By Svea Herbst-Bayliss
BOSTON (Reuters) - Leaf Group (NYSE:LEAF) said in a regulatory filing on Wednesday that one of its board members resigned and another was removed from the audit committee because he is ineligible to serve on it.
The move comes just days after an investor group, which owns 40% of the consumer internet company's stock and is looking to oust the chief executive, pointed to conflicts on the board and suggests that Leaf Group has acknowledged a mistake.
A spokesman for Leaf declined to comment.
Mitchell Stern on Friday told the company that he was stepping off the eight-person board, Leaf said in the filing.

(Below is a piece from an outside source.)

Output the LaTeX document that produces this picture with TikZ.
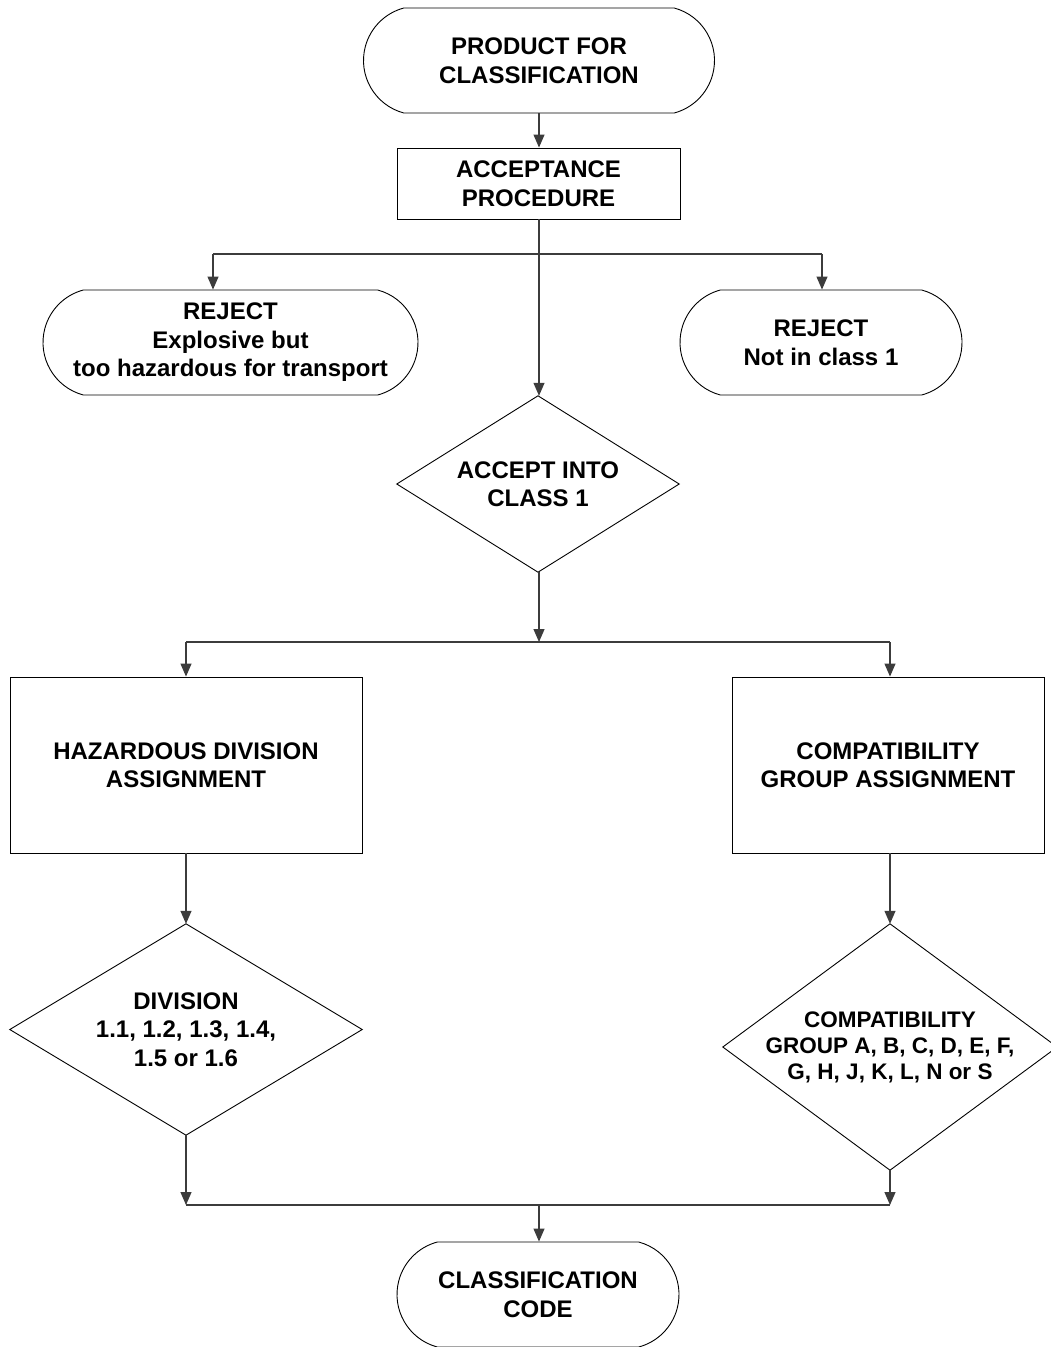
\documentclass[tikz,border=0pt]{standalone}
\usepackage{fontspec}
\setmainfont{Liberation Sans}
\usetikzlibrary{shapes.misc,arrows.meta}
\tikzset{
  lbl/.style={align=center,font={\fontsize{24}{28.5}\selectfont\bfseries},inner sep=0pt},
  term/.style={lbl,rounded rectangle,rounded rectangle arc length=150,draw=black,line width=0.9pt,fill=white},
  procbox/.style={lbl,rectangle,draw=black,line width=0.9pt,fill=white},
  diam/.style={lbl,rectangle},
  diamline/.style={draw=black,line width=0.9pt},
  conn/.style={draw={rgb,255:red,60;green,60;blue,60},line width=1.2pt},
  arr/.style={conn,-{Triangle[width=11pt,length=13pt]}}
}
\begin{document}
\begin{tikzpicture}[x=1pt,y=-1pt]
\useasboundingbox (0,0) rectangle (1051,1347);
% nodes
\node[term,minimum width=351pt,minimum height=105pt] (top) at (539,60.5) {PRODUCT FOR\\CLASSIFICATION};
\node[procbox,minimum width=283pt,minimum height=71pt] (acc) at (538.5,183.5) {ACCEPTANCE\\PROCEDURE};
\node[term,minimum width=375pt,minimum height=105pt] (rejL) at (230.5,342.5) {REJECT\\Explosive but\\too hazardous for transport};
\node[term,minimum width=282pt,minimum height=105pt] (rejR) at (821,342.5) {REJECT\\Not in class 1};
\node[diam,minimum width=282pt,minimum height=176pt] (accD) at (538,484) {ACCEPT INTO\\CLASS 1};
\node[procbox,minimum width=352pt,minimum height=176pt] (haz) at (186,765) {HAZARDOUS DIVISION\\ASSIGNMENT};
\node[procbox,minimum width=312pt,minimum height=176pt] (cmp) at (888,765) {COMPATIBILITY\\GROUP ASSIGNMENT};
\node[diam,minimum width=352pt,minimum height=211pt] (divD) at (186,1029.5) {DIVISION\\1.1, 1.2, 1.3, 1.4,\\1.5 or 1.6};
\node[diam,minimum width=334pt,minimum height=246pt,font={\fontsize{22.5}{26}\selectfont\bfseries}] (cmpD) at (890,1047) {COMPATIBILITY\\GROUP A, B, C, D, E, F,\\G, H, J, K, L, N or S};
\node[term,minimum width=282pt,minimum height=105pt] (code) at (538,1294.5) {CLASSIFICATION\\CODE};
% diamond outlines
\foreach \d in {accD,divD,cmpD}
  \draw[diamline] (\d.north) -- (\d.east) -- (\d.south) -- (\d.west) -- cycle;
% junction coordinates
\coordinate (j1) at (539,254);
\coordinate (j1L) at (213,254);
\coordinate (j1R) at (822,254);
\coordinate (j2) at (539,642);
\coordinate (j2L) at (186,642);
\coordinate (j2R) at (890,642);
\coordinate (j3) at (539,1205);
\coordinate (j3L) at (186,1205);
\coordinate (j3R) at (890,1205);
% connectors
\draw[arr] (top.south -| j1) -- (acc.north -| j1);
\draw[arr] (acc.south -| j1) -- (accD.north -| j1);
\draw[conn] (j1L) -- (j1R);
\draw[arr] (j1L) -- (rejL.north -| j1L);
\draw[arr] (j1R) -- (rejR.north -| j1R);
\draw[arr] (accD.south -| j2) -- (j2);
\draw[conn] (j2L) -- (j2R);
\draw[arr] (j2L) -- (haz.north -| j2L);
\draw[arr] (j2R) -- (cmp.north -| j2R);
\draw[arr] (haz.south -| j2L) -- (divD.north -| j2L);
\draw[arr] (cmp.south -| j2R) -- (cmpD.north -| j2R);
\draw[arr] (divD.south -| j3L) -- (j3L);
\draw[arr] (cmpD.south -| j3R) -- (j3R);
\draw[conn] (j3L) -- (j3R);
\draw[arr] (j3) -- (code.north -| j3);
\end{tikzpicture}
\end{document}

Leaf also said Charles Baker, who was appointed to the audit committee in May, "is unable to serve on the committee under applicable NYSE rules," the filing said.
Leaf had said in its proxy that Baker is an independent director. But the group of six investors on Monday said Baker does not meet the NYSE's criterion of being independent and called the company's disclosures "misleading."
The group, which includes Osmium Partners, PEAK6 Investments, Boyle Capital Opportunity Fund, Oak Management Corp, Generation Partners II LLC and Spectrum Equity Investors, is pushing to remove Leaf's CEO, Sean Moriarty, refresh the board, have all directors elected annually, and consider the sale of the firm's media and marketplace businesses.
They blame Moriarty for having lost 60% of their capital during his tenure. The stock price has tumbled 47% in the last 12 months alone. On Wednesday it closed at $3.93.
On Monday the group raised the pressure on Leaf by writing to its board that Moriarty and board member Baker had ties to each other that raised questions about Baker's ability to "properly serve on the Company's Audit Committee."